**Problem details**
Your task is to transcribe the records exactly, skipping every image.

**Listed entries**
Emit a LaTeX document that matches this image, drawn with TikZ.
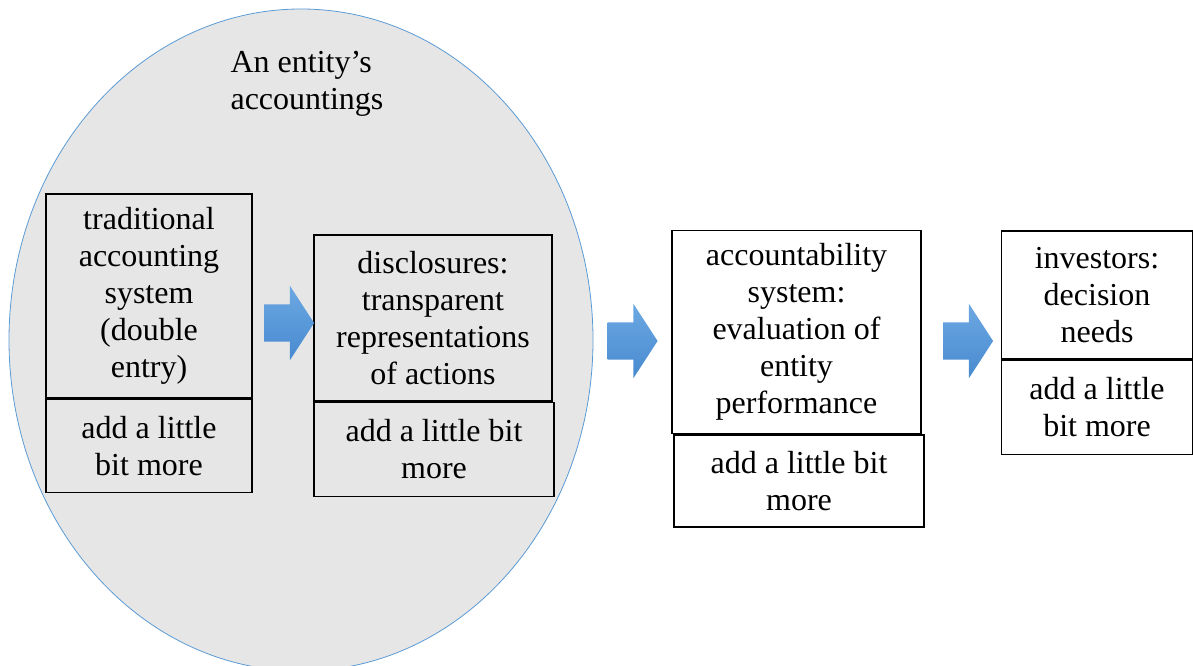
\documentclass[tikz,border=0pt]{standalone}
\usepackage{fontspec}
\setmainfont{Liberation Serif}
\usetikzlibrary{positioning,shapes.arrows}

\definecolor{circfill}{RGB}{230,230,230}
\definecolor{circline}{RGB}{91,155,213}
\definecolor{arrtop}{RGB}{108,168,226}
\definecolor{arrbot}{RGB}{72,138,208}

\tikzset{
    box/.style={draw=black, line width=1.5pt, align=center, inner sep=0pt,
        font=\fontsize{32}{37}\selectfont},
    flowarrow/.style={single arrow, draw=none, top color=arrtop, bottom color=arrbot,
        minimum height=50pt, inner xsep=0pt, inner ysep=18.5pt,
        single arrow head extend=18.5pt, single arrow tip angle=114}
}

\begin{document}
\begin{tikzpicture}[x=1pt, y=-1pt]
    \useasboundingbox (0,0) rectangle (1193,666);
    \fill[circfill, draw=circline, line width=0.8pt] (301,340) ellipse [x radius=292, y radius=331];
    \node[align=left, font=\fontsize{32}{37}\selectfont] (title) at (307,84) {An entity’s\\accountings};

    \node[box, minimum width=206pt, minimum height=204pt] (trad) at (149,296)
        {traditional\\accounting\\system\\(double\\entry)};
    \node[box, minimum width=206pt, minimum height=93pt, below=0pt of trad] (tradmore)
        {add a little\\bit more};

    \node[box, minimum width=238pt, minimum height=166pt] (discl) at (433,318)
        {disclosures:\\transparent\\representations\\of actions};
    \node[box, minimum width=240pt, minimum height=94pt, below=0pt of discl, xshift=1pt] (disclmore)
        {add a little bit\\more};

    \node[box, minimum width=249pt, minimum height=203pt] (acct) at (796.5,332)
        {accountability\\system:\\evaluation of\\entity\\performance};
    \node[box, minimum width=250pt, minimum height=92pt, below=0pt of acct, xshift=2.5pt] (acctmore)
        {add a little bit\\more};

    \node[box, minimum width=191pt, minimum height=128pt] (inv) at (1097,295)
        {investors:\\decision\\needs};
    \node[box, minimum width=191pt, minimum height=94pt, below=0pt of inv] (invmore)
        {add a little\\bit more};

    \node[flowarrow] (arr1) at (283,323) {};
    \node[flowarrow] (arr2) at (626.5,341) {};
    \node[flowarrow] (arr3) at (962,341) {};
\end{tikzpicture}
\end{document}
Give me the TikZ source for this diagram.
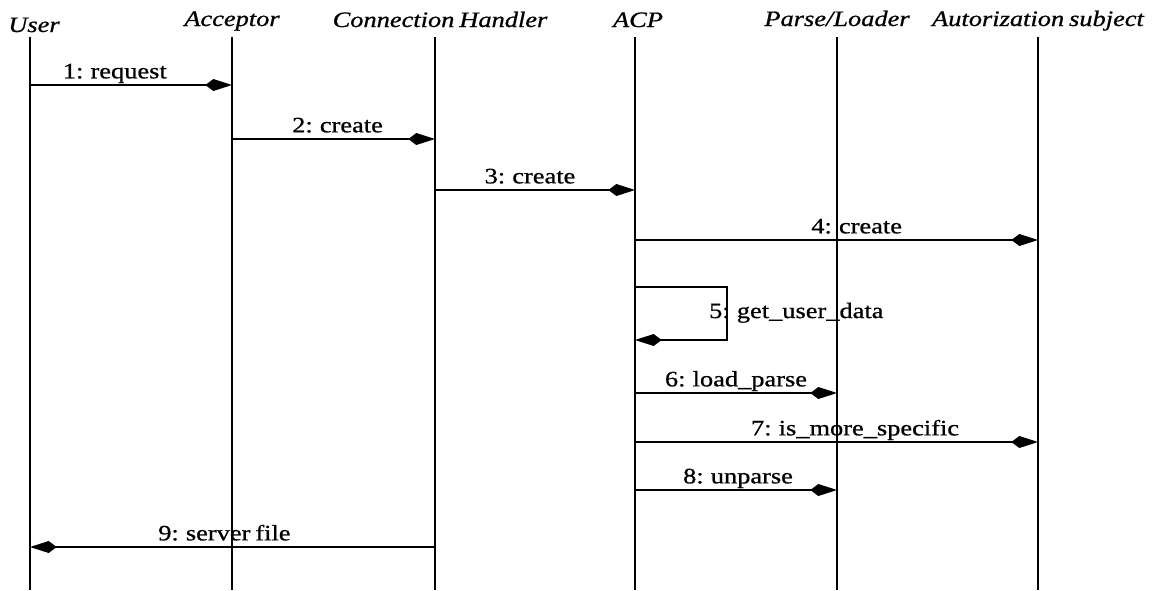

**Problem solution**
Emit a LaTeX document that matches this image, drawn with TikZ.
\documentclass[tikz,border=0pt]{standalone}
\usepackage{fontspec}
\setmainfont{Liberation Serif}
\usetikzlibrary{positioning,shapes.arrows}

\definecolor{circfill}{RGB}{230,230,230}
\definecolor{circline}{RGB}{91,155,213}
\definecolor{arrtop}{RGB}{108,168,226}
\definecolor{arrbot}{RGB}{72,138,208}

\tikzset{
    box/.style={draw=black, line width=1.5pt, align=center, inner sep=0pt,
        font=\fontsize{32}{37}\selectfont},
    flowarrow/.style={single arrow, draw=none, top color=arrtop, bottom color=arrbot,
        minimum height=50pt, inner xsep=0pt, inner ysep=18.5pt,
        single arrow head extend=18.5pt, single arrow tip angle=114}
}

\begin{document}
\begin{tikzpicture}[x=1pt, y=-1pt]
    \useasboundingbox (0,0) rectangle (1193,666);
    \fill[circfill, draw=circline, line width=0.8pt] (301,340) ellipse [x radius=292, y radius=331];
    \node[align=left, font=\fontsize{32}{37}\selectfont] (title) at (307,84) {An entity’s\\accountings};

    \node[box, minimum width=206pt, minimum height=204pt] (trad) at (149,296)
        {traditional\\accounting\\system\\(double\\entry)};
    \node[box, minimum width=206pt, minimum height=93pt, below=0pt of trad] (tradmore)
        {add a little\\bit more};

    \node[box, minimum width=238pt, minimum height=166pt] (discl) at (433,318)
        {disclosures:\\transparent\\representations\\of actions};
    \node[box, minimum width=240pt, minimum height=94pt, below=0pt of discl, xshift=1pt] (disclmore)
        {add a little bit\\more};

    \node[box, minimum width=249pt, minimum height=203pt] (acct) at (796.5,332)
        {accountability\\system:\\evaluation of\\entity\\performance};
    \node[box, minimum width=250pt, minimum height=92pt, below=0pt of acct, xshift=2.5pt] (acctmore)
        {add a little bit\\more};

    \node[box, minimum width=191pt, minimum height=128pt] (inv) at (1097,295)
        {investors:\\decision\\needs};
    \node[box, minimum width=191pt, minimum height=94pt, below=0pt of inv] (invmore)
        {add a little\\bit more};

    \node[flowarrow] (arr1) at (283,323) {};
    \node[flowarrow] (arr2) at (626.5,341) {};
    \node[flowarrow] (arr3) at (962,341) {};
\end{tikzpicture}
\end{document}
Give me the TikZ source for this diagram.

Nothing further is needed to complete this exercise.